Repeat the material exactly from its first line to the line that includes "(0,0) rectangle (522,418);". Skip pictures.

▬▬▬▬▬▬

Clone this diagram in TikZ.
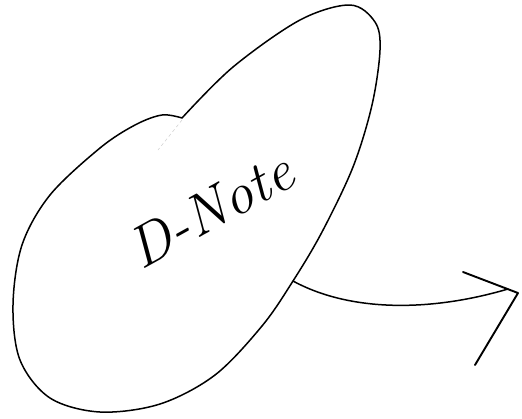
\documentclass[tikz,border=0pt]{standalone}
\usepackage{fontspec}
\usepackage{tikz}

\begin{document}
\begin{tikzpicture}[x=1pt,y=-1pt,line width=1.5pt,line cap=round,line join=round]
    \useasboundingbox (0,0) rectangle (522,418);

    % Blob
    \draw plot[smooth, tension=0.55] coordinates {(182,118) (233,67) (300,20) (350,5) (375,22) (380,50) (372,105) (353,167) (322,232) (293,281) (262,326) (215,375) (160,404) (100,412) (50,398) (20,360) (13,305) (22,245) (50,195) (100,148) (135,125) (162,115) (182,118)};
    \draw[gray!40,line width=0.5pt,dashed] (182,120) -- (158,150);

    % Label
    \node[rotate=29,font={\itshape\fontsize{58}{58}\selectfont}] (dnote) at (210,210) {D-Note};

    % Connector
    \coordinate (exit) at (293,281);
    \coordinate (tip) at (508,289);
    \draw (exit) .. controls (350,312) and (430,312) .. (tip);
    \draw[line width=1.9pt] (463,272) -- (518,293) -- (475,365);
\end{tikzpicture}
\end{document}
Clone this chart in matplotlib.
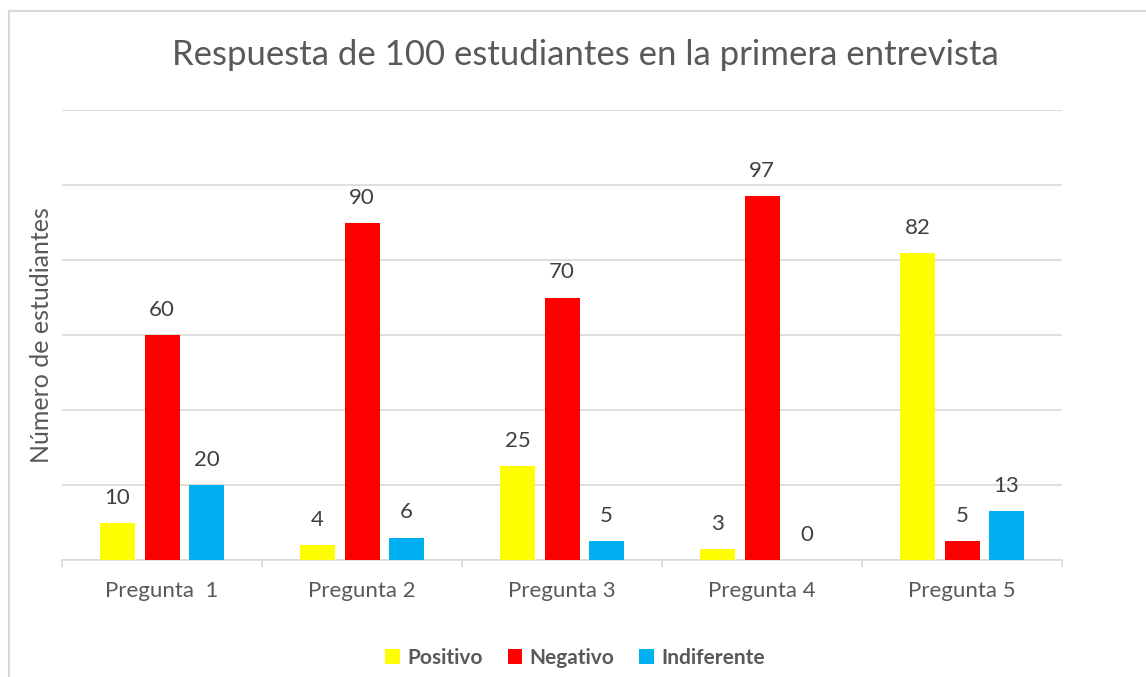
import matplotlib
matplotlib.use("Agg")
import matplotlib.pyplot as plt
import numpy as np
from matplotlib.patches import Rectangle

# datos
preguntas = ["Pregunta  1", "Pregunta 2", "Pregunta 3", "Pregunta 4", "Pregunta 5"]
positivo = [10, 4, 25, 3, 82]
negativo = [60, 90, 70, 97, 5]
indiferente = [20, 6, 5, 0, 13]

series = ["Positivo", "Negativo", "Indiferente"]
colores = ["#FFFF00", "#FF0000", "#00B0F0"]
texto = "#595959"
gris = "#D9D9D9"

plt.rcParams["font.family"] = ["Lato", "DejaVu Sans"]

fig = plt.figure(figsize=(11.46, 6.77), dpi=100)
ax = fig.add_axes([62 / 1146, 1 - 560 / 677, 1000 / 1146, 450 / 677])

# borde del grafico
fig.patches.append(Rectangle((9 / 1146, -0.05), 1.1, 1 - 11 / 677 + 0.05,
                             transform=fig.transFigure, fill=False,
                             edgecolor=gris, linewidth=1.5))

x = np.arange(len(preguntas))
ancho = 0.175
paso = 0.2225
for i, (vals, nombre, color) in enumerate(zip([positivo, negativo, indiferente], series, colores)):
    pos = x + (i - 1) * paso
    ax.bar(pos, vals, ancho, color=color, label=nombre, zorder=3)
    for p, v in zip(pos, vals):
        ax.annotate(str(v), (p, v), xytext=(0, 18), textcoords="offset points",
                    ha="center", va="center", fontsize=16, color="#404040")

ax.set_xlim(-0.5, len(preguntas) - 0.5)
ax.set_ylim(0, 120)
ax.set_yticks(np.arange(0, 121, 20))
ax.set_yticklabels([])
ax.tick_params(axis="y", length=0)
ax.grid(axis="y", color=gris, linewidth=1.2, zorder=0)

ax.set_xticks(x)
ax.set_xticklabels(preguntas, fontsize=16, color=texto)
ax.tick_params(axis="x", which="major", length=0, pad=15)
ax.set_xticks(np.arange(-0.5, len(preguntas), 1), minor=True)
ax.tick_params(axis="x", which="minor", length=5, color=gris, width=1.2)

for s in ["top", "right", "left"]:
    ax.spines[s].set_visible(False)
ax.spines["bottom"].set_color(gris)
ax.spines["bottom"].set_linewidth(1.2)

fig.text(42 / 1146, 1 - 335 / 677, "Número de estudiantes", rotation=90,
         ha="center", va="center", fontsize=18, color=texto)
fig.text(585 / 1146, 1 - 55 / 677, "Respuesta de 100 estudiantes en la primera entrevista",
         ha="center", va="center", fontsize=25, color=texto)

leg = fig.legend(loc="center", bbox_to_anchor=(575 / 1146, 1 - 658 / 677), ncol=3,
                 frameon=False, handlelength=0.7, handleheight=0.7, handletextpad=0.35,
                 columnspacing=1.2, prop={"size": 15, "weight": "bold"})
for t in leg.get_texts():
    t.set_color(texto)

fig.savefig("out.png", dpi=100)
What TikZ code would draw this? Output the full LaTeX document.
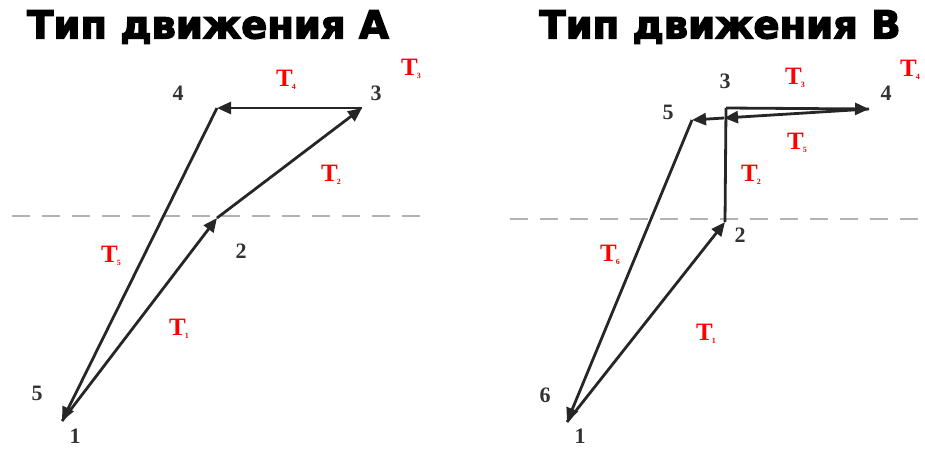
\documentclass[tikz,border=0pt]{standalone}
\usepackage{fontspec}
\setmainfont{Liberation Serif}
\newfontfamily\titlefont[FakeBold=3.5]{DejaVu Sans Bold}
\usetikzlibrary{arrows.meta}
\begin{document}
\begin{tikzpicture}[x=1pt,y=-1pt,
  move/.style={line width=2.8pt,draw=black!85,-{Triangle[length=14pt,width=12pt]}},
  plain/.style={line width=2.8pt,draw=black!85},
  guide/.style={line width=1.4pt,draw=black!30,dash pattern=on 18pt off 12pt},
  num/.style={font=\fontsize{22}{22}\selectfont\bfseries,text=black!80,inner sep=0pt},
  tlab/.style={font=\fontsize{25}{25}\selectfont\bfseries,text=red,inner sep=0pt},
  ttl/.style={font=\titlefont\fontsize{38.5}{38.5}\selectfont,inner sep=0pt}]
\useasboundingbox (0,0) rectangle (925,450);
\newcommand{\Tl}[1]{T\kern-1pt\raisebox{-0.25ex}{\fontsize{8}{8}\selectfont #1}}
% titles
\node[ttl] (titleA) at (208,27) {Тип движения А};
\node[ttl] (titleB) at (720,27) {Тип движения В};
% guides
\coordinate (gA1) at (12,216); \coordinate (gA2) at (425,216);
\coordinate (gB1) at (510,219); \coordinate (gB2) at (928,219);
\draw[guide] (gA1) -- (gA2);
\draw[guide] (gB1) -- (gB2);
% ---------- A
\coordinate (A1) at (62,421);
\coordinate (A2) at (217,218);
\coordinate (A3) at (362,108);
\coordinate (A4) at (217,108);
\draw[move] (A1) -- (A2);
\draw[move] (A2) -- (A3);
\draw[move] (A3) -- (A4);
\draw[move] (A4) -- (A1);
\node[num] (nA4) at (178,93) {4};
\node[num] (nA3) at (376,93) {3};
\node[num] (nA2) at (241,251) {2};
\node[num] (nA5) at (37,393) {5};
\node[num] (nA1) at (75,436) {1};
\node[tlab] (tA4) at (286,80) {\Tl{4}};
\node[tlab] (tA3) at (411,69) {\Tl{3}};
\node[tlab] (tA2) at (331,175) {\Tl{2}};
\node[tlab] (tA5) at (111,256) {\Tl{5}};
\node[tlab] (tA1) at (179,329) {\Tl{1}};
% ---------- B
\coordinate (B1) at (567,422);
\coordinate (B2) at (725,222);
\coordinate (B3) at (726,108);
\coordinate (B4) at (869,109);
\coordinate (B3b) at (724,118);
\coordinate (B5) at (692,120);
\draw[move] (B1) -- (B2);
\draw[plain] (B2) -- (B3);
\draw[move] (B3) -- (B4);
\draw[move] (B4) -- (B3b);
\draw[move] (B3b) -- (B5);
\draw[move] (B5) -- (B1);
\node[num] (nB3) at (725,81) {3};
\node[num] (nB5) at (668,112) {5};
\node[num] (nB4) at (886,93) {4};
\node[num] (nB2) at (740,235) {2};
\node[num] (nB6) at (545,395) {6};
\node[num] (nB1) at (580,436) {1};
\node[tlab] (tB3) at (795,78) {\Tl{3}};
\node[tlab] (tB4) at (910,70) {\Tl{4}};
\node[tlab] (tB5) at (797,143) {\Tl{5}};
\node[tlab] (tB2) at (751,175) {\Tl{2}};
\node[tlab] (tB6) at (610,255) {\Tl{6}};
\node[tlab] (tB1) at (706,334) {\Tl{1}};
\end{tikzpicture}
\end{document}
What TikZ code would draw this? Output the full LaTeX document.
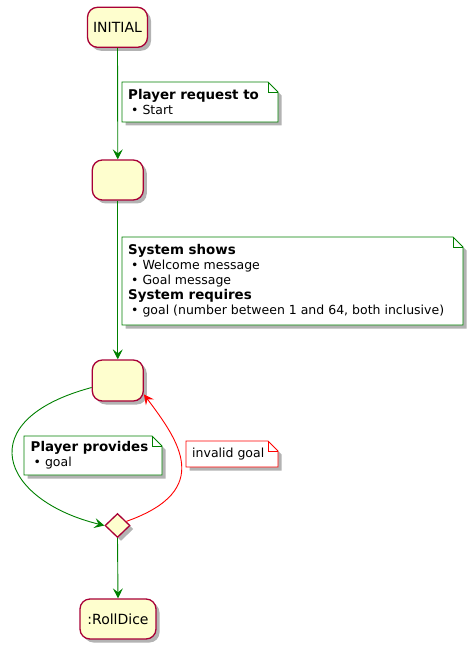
\documentclass[tikz,border=0pt]{standalone}
\usepackage{fontspec}
\setmainfont{DejaVu Sans}
\usetikzlibrary{arrows.meta,shapes.geometric,shadows,backgrounds}
\definecolor{stfill}{HTML}{FEFECE}
\definecolor{stborder}{HTML}{A80036}
\definecolor{arrgreen}{HTML}{008000}
\definecolor{arrred}{HTML}{FF0000}
\tikzset{
  x=1pt, y=-1pt,
  shd/.style={drop shadow={shadow xshift=3.5pt, shadow yshift=-3.5pt, fill=black!50, opacity=0.6}},
  statebox/.style={rectangle, rounded corners=10pt, draw=stborder, line width=1.3pt, fill=stfill, shd,
    inner sep=0pt, font=\fontsize{14}{16}\selectfont},
  choice/.style={diamond, draw=stborder, line width=1.3pt, fill=stfill, shd, inner sep=0pt,
    minimum width=25pt, minimum height=24pt},
  notetext/.style={anchor=west, inner sep=0pt, align=left,
    font=\fontsize{12.5}{15}\selectfont},
  flow/.style={draw=arrgreen, line width=0.9pt, -{Stealth[length=10pt, width=10pt, inset=4pt]}},
  back/.style={draw=arrred, line width=0.9pt, -{Stealth[length=10pt, width=10pt, inset=4pt]}},
}
% #1 name, #2 color, #3 #4 top-left, #5 #6 bottom-right
\newcommand{\notebox}[6]{%
  \coordinate (#1nw) at (#3,#4);
  \coordinate (#1se) at (#5,#6);
  \fill[black!50, opacity=0.6, transform canvas={shift={(3.5pt,-3.5pt)}}]
    (#3,#4) -- (#5-10,#4) -- (#5,#4+10) -- (#5,#6) -- (#3,#6) -- cycle;
  \filldraw[draw=#2, fill=white, line width=0.9pt]
    (#3,#4) -- (#5-10,#4) -- (#5,#4+10) -- (#5,#6) -- (#3,#6) -- cycle;
  \draw[#2, line width=0.9pt] (#5-10,#4) -- (#5-10,#4+10) -- (#5,#4+10);}
\newcommand{\blt}{\hspace*{3pt}\textbullet\ }
\newcommand{\bt}[1]{{\fontsize{13.4}{15}\selectfont\bfseries #1}}
\begin{document}
\begin{tikzpicture}
\useasboundingbox (0,0) rectangle (469,652);
% states
\node[statebox, minimum width=60pt, minimum height=40pt] (init) at (117.5,27.3) {INITIAL};
\node[statebox, minimum width=51pt, minimum height=40pt] (s2) at (117.8,180) {};
\node[statebox, minimum width=51pt, minimum height=41pt] (s3) at (117.8,380.5) {};
\node[choice] (dia) at (117.5,525.5) {};
\node[statebox, minimum width=76pt, minimum height=40pt] (roll) at (118,619) {:RollDice};
% notes
\notebox{b1}{arrgreen}{122}{82}{278}{122}
\node[notetext] (n1) at (128,102)
  {\bt{Player request to}\\\blt Start};
\notebox{b2}{arrgreen}{122}{237}{463}{325}
\node[notetext] (n2) at (128,281)
  {\bt{System shows}\\\blt Welcome message\\\blt Goal message\\\bt{System requires}\\\blt goal (number between 1 and 64, both inclusive)};
\notebox{b3}{arrgreen}{24}{436}{162}{475}
\node[notetext] (n3) at (30.5,455.5)
  {\bt{Player provides}\\\blt goal};
\notebox{b4}{arrred}{186}{441}{278}{467}
\node[notetext] (n4) at (192,454)
  {invalid goal};
% connectors
\draw[flow] (init.south) -- (s2.north);
\draw[flow] (s2.south) -- (s3.north);
\draw[flow] (s3.195) .. controls (-30,420) and (0,500) .. (dia.west);
\draw[back] (dia.25) .. controls (215,490) and (178,440) .. (s3.-28);
\draw[flow] (dia.south) -- (roll.north);
\end{tikzpicture}
\end{document}
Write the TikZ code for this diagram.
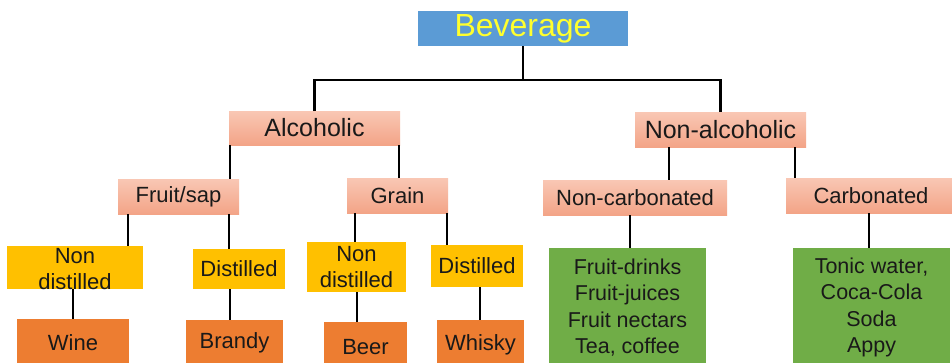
\documentclass[tikz,border=0pt]{standalone}
\usepackage{fontspec}
\setmainfont{Liberation Sans}
\usetikzlibrary{calc}
\definecolor{bevblue}{HTML}{5B9BD5}
\definecolor{bevyel}{HTML}{FFFF2E}
\definecolor{salmtop}{HTML}{F9C7B4}
\definecolor{salmbot}{HTML}{F3A487}
\definecolor{ambery}{HTML}{FFC000}
\definecolor{orng}{HTML}{ED7D31}
\definecolor{grn}{HTML}{70AD47}
\tikzset{
  boxbase/.style={draw=none, inner sep=0pt, outer sep=0pt, anchor=north west},
  bluebox/.style={boxbase, fill=bevblue},
  salmbox/.style={boxbase, top color=salmtop, bottom color=salmbot},
  yelbox/.style={boxbase, fill=ambery},
  orbox/.style={boxbase, fill=orng},
  grbox/.style={boxbase, fill=grn},
  conn/.style={line width=2.6pt, black},
  lbl/.style={inner sep=0pt, align=center, text=black!90},
}
\newcommand\bx[8]{%
  \node[#6, minimum width={(#4-#2)*1pt}, minimum height={(#5-#3)*1pt}] (#1) at (#2,#3) {};
  \node[lbl, #7] (#1-t) at (#1.center) {#8};
}
\newcommand\vcon[3]{%
  \coordinate (tmpx) at (#1,0);
  \draw[conn] (#2.south -| tmpx) -- (#3.north -| tmpx);
}
\begin{document}
\begin{tikzpicture}[x=1pt,y=-1pt]
\useasboundingbox (0,0) rectangle (952,362);
\fill[white] (0,0) rectangle (952,362);
\clip (0,0) rectangle (952,362);
% level 1
\bx{bev}{418}{11}{628}{46}{bluebox}{font=\fontsize{32}{38}\selectfont, text=bevyel}{Beverage}
% level 2
\bx{alc}{229}{111}{400}{145}{salmbox}{font=\fontsize{25}{30}\selectfont}{Alcoholic}
\bx{nonalc}{635}{112}{806}{147}{salmbox}{font=\fontsize{25}{30}\selectfont}{Non-alcoholic}
% level 3
\bx{fs}{118}{179}{239}{214}{salmbox}{font=\fontsize{22}{26}\selectfont}{Fruit/sap}
\bx{grain}{347}{178}{448}{213}{salmbox}{font=\fontsize{22}{26}\selectfont}{Grain}
\bx{noncarb}{543}{180}{727}{215}{salmbox}{font=\fontsize{22}{26}\selectfont}{Non-carbonated}
\bx{carb}{786}{178}{956}{213}{salmbox}{font=\fontsize{22}{26}\selectfont}{Carbonated}
% level 4
\bx{nd1}{7}{246}{143}{289}{yelbox}{font=\fontsize{22}{26}\selectfont, yshift=-1.5pt}{Non\\distilled}
\bx{d1}{193}{249}{285}{289}{yelbox}{font=\fontsize{22}{26}\selectfont}{Distilled}
\bx{nd2}{307}{242}{406}{292}{yelbox}{font=\fontsize{22}{26}\selectfont}{Non\\distilled}
\bx{d2}{431}{245}{523}{287}{yelbox}{font=\fontsize{22}{26}\selectfont}{Distilled}
% level 5
\bx{wine}{17}{319}{129}{367}{orbox}{font=\fontsize{22}{26}\selectfont}{Wine}
\bx{brandy}{186}{320}{283}{366}{orbox}{font=\fontsize{22}{26}\selectfont}{Brandy}
\bx{beer}{324}{322}{407}{372}{orbox}{font=\fontsize{22}{26}\selectfont}{Beer}
\bx{whisky}{437}{320}{524}{370}{orbox}{font=\fontsize{22}{26}\selectfont}{Whisky}
\bx{green1}{549}{248}{706}{367}{grbox}{font=\fontsize{21.5}{26.3}\selectfont}{Fruit-drinks\\Fruit-juices\\Fruit nectars\\Tea, coffee}
\bx{green2}{793}{248}{950}{367}{grbox}{font=\fontsize{21.5}{26.3}\selectfont}{Tonic water,\\Coca-Cola\\Soda\\Appy}
% connectors
\coordinate (hub) at (0,80);
\draw[conn] (bev.south) -- (bev.south |- hub);
\draw[conn] (alc.north) -- (alc.north |- hub) -- (nonalc.north |- hub) -- (nonalc.north);
\vcon{230}{alc}{fs}
\vcon{399}{alc}{grain}
\vcon{128}{fs}{nd1}
\vcon{229}{fs}{d1}
\vcon{355}{grain}{nd2}
\vcon{447}{grain}{d2}
\vcon{73}{nd1}{wine}
\vcon{230}{d1}{brandy}
\vcon{357}{nd2}{beer}
\vcon{480}{d2}{whisky}
\vcon{669}{nonalc}{noncarb}
\vcon{795}{nonalc}{carb}
\vcon{630}{noncarb}{green1}
\vcon{869}{carb}{green2}
\end{tikzpicture}
\end{document}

▬▬▬▬▬▬

- [Final result]:
Clone this diagram in TikZ.
\documentclass[tikz,border=0pt]{standalone}
\usepackage{fontspec}
\usepackage{tikz}

\begin{document}
\begin{tikzpicture}[x=1pt,y=-1pt,line width=1.5pt,line cap=round,line join=round]
    \useasboundingbox (0,0) rectangle (522,418);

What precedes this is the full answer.